Nicht wahr. Sure, a model assumes a domain of individuals, and sometimes
additional sets (of functions, relations) and structures (such as
algebras or semi-lattices), but the key component of a model is a
correspondence between "word" and "object" (a value assignment). I refer
you, for instance, to Hughes and Cresswell, Modal Logic, p. 135, on
models for the Lower predicate Calculus. The term "model" does get
used somewhat variably even in logic, and maybe you're used to a
different convention.
> >Relative to such a correspondence, there is assuredly no discrepancy
> >between truth in the model and actual truth. For instance, if part of
> >the assumed correspondence is that the predicate constant `US-president'
> >corresponds to a set which includes the actual person, Pat Hayes, AND
> >the individual constant `Pat-Hayes' corresponds to Pat Hayes, then
> > US-president(Pat-Hayes)
> >is true in the model and true in actuality (i.e., the individual denoted
> >by `Pat-Hayes' really IS a member of the set denoted by `US-president').
> >Of course, this involves a use of the symbol `US-president' in a way
> >rather far removed from the way speakers of English might prefer to use
> >it -- but logic is very permissive in that regard.

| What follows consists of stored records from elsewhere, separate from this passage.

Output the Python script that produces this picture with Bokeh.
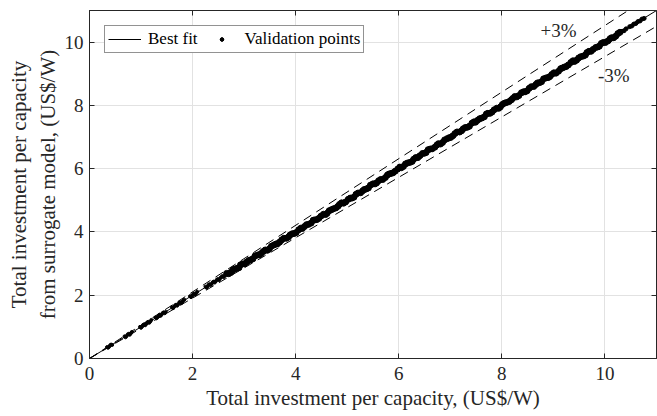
from bokeh.plotting import figure
from bokeh.models import Range1d, LinearAxis, FixedTicker, Legend, LegendItem
from bokeh.core.properties import value
from bokeh.embed import file_html
from bokeh.resources import INLINE

FONT = "Liberation Serif"
INK = "#262626"

# ---- data ----
tick_values = [0, 2, 4, 6, 8, 10]

fit_x = [0, 11]
fit_y = [0, 11]

plus_x = [0, 10.45]
plus_y = [0, 11]
minus_x = [0, 11]
minus_y = [0, 10.5]

note_x = [9.10, 10.17]
note_y = [10.37, 8.94]
note_text = ["+3%", "-3%"]

# validation points, sparse low range
val_x_low = [0.34, 0.38, 0.42, 0.36, 0.40, 0.44,
             0.68, 0.72, 0.76, 0.80, 0.70, 0.74, 0.78, 0.82,
             0.98, 1.02, 1.06, 1.10, 1.14, 1.18, 1.00, 1.04, 1.08, 1.12, 1.16, 1.20,
             1.28, 1.32, 1.36, 1.40, 1.44, 1.48, 1.30, 1.34, 1.38, 1.42, 1.46,
             1.60, 1.64, 1.68, 1.72, 1.76, 1.80, 1.84, 1.62, 1.66, 1.70, 1.74, 1.78, 1.82,
             1.95, 1.99, 2.03, 2.07, 1.97, 2.01, 2.05, 2.09,
             2.25, 2.29, 2.33, 2.37, 2.41, 2.45, 2.49, 2.53, 2.27, 2.31, 2.35, 2.39, 2.43, 2.47, 2.51, 2.55,
             2.58, 2.62, 2.60]
val_y_low = [0.36, 0.37, 0.44, 0.34, 0.42, 0.43,
             0.70, 0.71, 0.78, 0.79, 0.67, 0.76, 0.75, 0.84,
             1.00, 1.01, 1.08, 1.09, 1.16, 1.17, 0.97, 1.06, 1.05, 1.14, 1.13, 1.22,
             1.30, 1.31, 1.38, 1.39, 1.46, 1.47, 1.27, 1.36, 1.35, 1.44, 1.43,
             1.62, 1.63, 1.70, 1.71, 1.78, 1.79, 1.86, 1.59, 1.68, 1.67, 1.76, 1.75, 1.84,
             1.97, 1.98, 2.05, 2.06, 1.94, 2.03, 2.02, 2.11,
             2.27, 2.28, 2.35, 2.36, 2.43, 2.44, 2.51, 2.52, 2.24, 2.33, 2.32, 2.41, 2.40, 2.49, 2.48, 2.57,
             2.61, 2.61, 2.57]

# validation points, dense band
val_x_mid = [2.66, 2.74, 2.81, 2.90, 2.97, 3.05, 3.13, 3.21, 3.30, 3.37, 3.45, 3.53, 3.62, 3.69,
             3.77, 3.86, 3.93, 4.01, 4.10, 4.17, 4.25, 4.34, 4.41, 4.49, 4.58, 4.65, 4.73, 4.82,
             4.89, 4.97, 5.06, 5.13, 5.21, 5.30, 5.37, 5.45, 5.54, 5.61, 5.69, 5.78, 5.85, 5.93,
             6.02, 6.09, 6.17, 6.26, 6.33, 6.41, 6.50, 6.57, 6.65, 6.74, 6.81, 6.89, 6.98, 7.05,
             7.13, 7.22, 7.29, 7.37, 7.46, 7.53, 7.61, 7.70, 7.77, 7.85, 7.94, 8.01, 8.09, 8.18,
             8.25, 8.33, 8.42, 8.49, 8.57, 8.66, 8.73, 8.81, 8.90, 8.97, 9.05, 9.14, 9.21, 9.29,
             9.38, 9.45, 9.53, 9.62, 9.69, 9.77, 9.86, 9.93, 10.01, 10.10, 10.17, 10.25,
             2.70, 2.78, 2.86, 2.93, 3.01, 3.09, 3.17, 3.26, 3.33, 3.41, 3.49, 3.58, 3.65, 3.73,
             3.82, 3.89, 3.97, 4.06, 4.13, 4.21, 4.30, 4.37, 4.45, 4.54, 4.61, 4.69, 4.78, 4.85,
             4.93, 5.02, 5.09, 5.17, 5.26, 5.33, 5.41, 5.50, 5.57, 5.65, 5.74, 5.81, 5.89, 5.98,
             6.05, 6.13, 6.22, 6.29, 6.37, 6.46, 6.53, 6.61, 6.70, 6.77, 6.85, 6.94, 7.01, 7.09,
             7.18, 7.25, 7.33, 7.42, 7.49, 7.57, 7.66, 7.73, 7.81, 7.90, 7.97, 8.05, 8.14, 8.21,
             8.29, 8.38, 8.45, 8.53, 8.62, 8.69, 8.77, 8.86, 8.93, 9.01, 9.10, 9.17, 9.25, 9.34,
             9.41, 9.49, 9.58, 9.65, 9.73, 9.82, 9.89, 9.97, 10.06, 10.13, 10.21, 10.29]
val_y_mid = [2.69, 2.72, 2.82, 2.87, 2.99, 3.05, 3.12, 3.24, 3.28, 3.38, 3.42, 3.55, 3.62, 3.68,
             3.80, 3.84, 3.94, 3.98, 4.12, 4.17, 4.24, 4.37, 4.39, 4.50, 4.55, 4.67, 4.73, 4.81,
             4.92, 4.95, 5.07, 5.10, 5.23, 5.30, 5.36, 5.48, 5.52, 5.62, 5.66, 5.80, 5.85, 5.92,
             6.05, 6.07, 6.18, 6.23, 6.35, 6.41, 6.49, 6.60, 6.63, 6.75, 6.78, 6.91, 6.98, 7.04,
             7.16, 7.20, 7.30, 7.34, 7.48, 7.53, 7.60, 7.73, 7.75, 7.86, 7.91, 8.03, 8.09, 8.17,
             8.28, 8.31, 8.43, 8.46, 8.59, 8.66, 8.72, 8.84, 8.88, 8.98, 9.02, 9.16, 9.21, 9.28,
             9.41, 9.43, 9.54, 9.59, 9.71, 9.77, 9.85, 9.96, 9.99, 10.11, 10.14, 10.27,
             2.68, 2.80, 2.85, 2.96, 2.99, 3.10, 3.15, 3.27, 3.32, 3.43, 3.47, 3.59, 3.63, 3.75,
             3.80, 3.90, 3.95, 4.07, 4.11, 4.23, 4.28, 4.38, 4.43, 4.56, 4.59, 4.70, 4.76, 4.87,
             4.91, 5.03, 5.07, 5.19, 5.24, 5.34, 5.39, 5.52, 5.55, 5.66, 5.72, 5.83, 5.87, 5.99,
             6.03, 6.15, 6.20, 6.30, 6.35, 6.48, 6.51, 6.62, 6.68, 6.79, 6.83, 6.95, 6.99, 7.11,
             7.16, 7.26, 7.31, 7.44, 7.47, 7.58, 7.64, 7.75, 7.79, 7.91, 7.95, 8.07, 8.12, 8.22,
             8.27, 8.40, 8.43, 8.54, 8.60, 8.71, 8.75, 8.87, 8.91, 9.03, 9.08, 9.18, 9.23, 9.36,
             9.39, 9.50, 9.56, 9.67, 9.71, 9.83, 9.87, 9.99, 10.04, 10.14, 10.19, 10.31]

# validation points, thinner top end
val_x_top = [10.33, 10.37, 10.41, 10.48, 10.52, 10.56, 10.60, 10.64, 10.68, 10.72, 10.76]
val_y_top = [10.34, 10.36, 10.42, 10.49, 10.51, 10.57, 10.59, 10.65, 10.67, 10.73, 10.75]

x_label = "Total investment per capacity, (US$/W)"
y_label = "Total investment per capacity\nfrom surrogate model, (US$/W)"

# ---- figure ----
p = figure(width=657, height=416, output_backend="svg", toolbar_location=None,
           x_range=Range1d(0, 11), y_range=Range1d(0, 11),
           min_border_left=89, min_border_right=1, min_border_top=10, min_border_bottom=58,
           x_axis_label=x_label, y_axis_label=y_label)
p.background_fill_color = "white"
p.border_fill_color = "white"
p.outline_line_color = INK
p.outline_line_width = 1


def style_axis(ax, show_labels):
    ax.ticker = FixedTicker(ticks=tick_values)
    ax.major_tick_in = 5
    ax.major_tick_out = 0
    ax.minor_tick_line_color = None
    ax.axis_line_color = INK
    ax.major_tick_line_color = INK
    ax.major_label_text_font = FONT
    if show_labels:
        ax.major_label_text_color = INK
        ax.major_label_text_font_size = "19px"
        ax.axis_label_text_font = FONT
        ax.axis_label_text_font_size = "21px"
        ax.axis_label_text_font_style = "normal"
        ax.axis_label_text_color = INK
    else:
        ax.major_label_text_color = None
        ax.major_label_text_font_size = "1px"
        ax.major_label_standoff = 0
        ax.axis_label = None


style_axis(p.xaxis[0], True)
style_axis(p.yaxis[0], True)
p.xaxis[0].major_label_standoff = 8
p.xaxis[0].axis_label_standoff = 3
p.yaxis[0].major_label_standoff = 6
p.yaxis[0].axis_label_standoff = 2

top_ax = LinearAxis()
right_ax = LinearAxis()
style_axis(top_ax, False)
style_axis(right_ax, False)
p.add_layout(top_ax, "above")
p.add_layout(right_ax, "right")

for g in (p.xgrid[0], p.ygrid[0]):
    g.ticker = FixedTicker(ticks=tick_values)
    g.grid_line_color = "#e2e2e2"
    g.grid_line_width = 1

# dashed +/- bands
p.line(plus_x, plus_y, line_color="black", line_width=1, line_dash="9 6")
p.line(minus_x, minus_y, line_color="black", line_width=1, line_dash="9 6")

# best fit
r_fit = p.line(fit_x, fit_y, line_color="black", line_width=1)

# validation points
r_low = p.scatter(val_x_low, val_y_low, size=3, color="black")
r_mid = p.scatter(val_x_mid, val_y_mid, size=6, color="black")
r_top = p.scatter(val_x_top, val_y_top, size=4, color="black")

p.text(note_x, note_y, text=note_text, text_font=value(FONT), text_font_size="19px",
       text_align="center", text_baseline="middle", text_color=INK)

legend = Legend(items=[LegendItem(label="Best fit", renderers=[r_fit]),
                       LegendItem(label="Validation points", renderers=[r_low, r_mid, r_top])],
                orientation="horizontal", location="top_left")
legend.margin = 15
legend.padding = 3
legend.spacing = 7
legend.glyph_width = 33
legend.glyph_height = 8
legend.label_height = 20
legend.label_standoff = 7
legend.label_text_font = FONT
legend.label_text_font_size = "17px"
legend.label_text_color = "black"
legend.border_line_color = INK
legend.border_line_width = 1
legend.background_fill_color = "white"
legend.background_fill_alpha = 1
p.add_layout(legend, "center")

open("out.html", "w").write(file_html(p, INLINE))
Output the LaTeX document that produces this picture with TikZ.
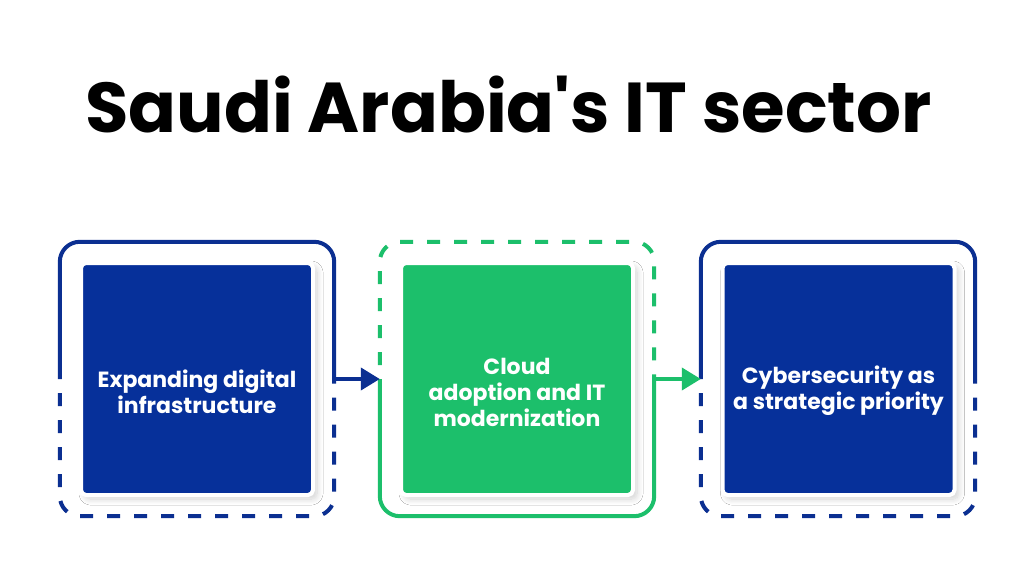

> Yes, and if a further "part of the assumed correspondence" is
> that the predicate-constant `US-President' corresponds to being a
> U.S. President, the sentence is true in the model and in fact false.
In a standard (extensional) model for the LPC, there IS no such further
assumption to be made. Truth of closed sentences is fully determined by
the extensions assigned to the individual, predicate, and function
constants. On the other hand, if you have in mind some sort of
intensional model that assigns a property as well as an extension
(in any given world) to each predicate constant, then making this
further assumption does not lead to a model at all, since any reasonable
notion of a model of this sort will insist on having the individual
denoted by constant "Pat-Hayes" in the EXTENSION of "US-president"
just in case that same individual is assigned the PROPERTY denoted by
"US-president" (in a given world). In other words, an individual can't
"happen to be" in the set of US presidents without also having the
property of being a US president. So in any model of this sort, once
you've said that "US-president" shall denote the ACTUAL property of
being a US president (however you cash this out formally), the only way
you can rig the model to render
US-president(Pat-Hayes)
true in the model is by letting "Pat-Hayes" denote something other
than the ACTUAL Pat Hayes, such as Bill Clinton. Again, all you end up
with is a use of a symbol -- in this case "Pat-Hayes" -- in a way that
might annoy some US residents but will leave logicians unfazed.
If you feel so inclined, have the last word. I'm bowing out, as I
think it is of limited value to both of us (not to mention interlingua)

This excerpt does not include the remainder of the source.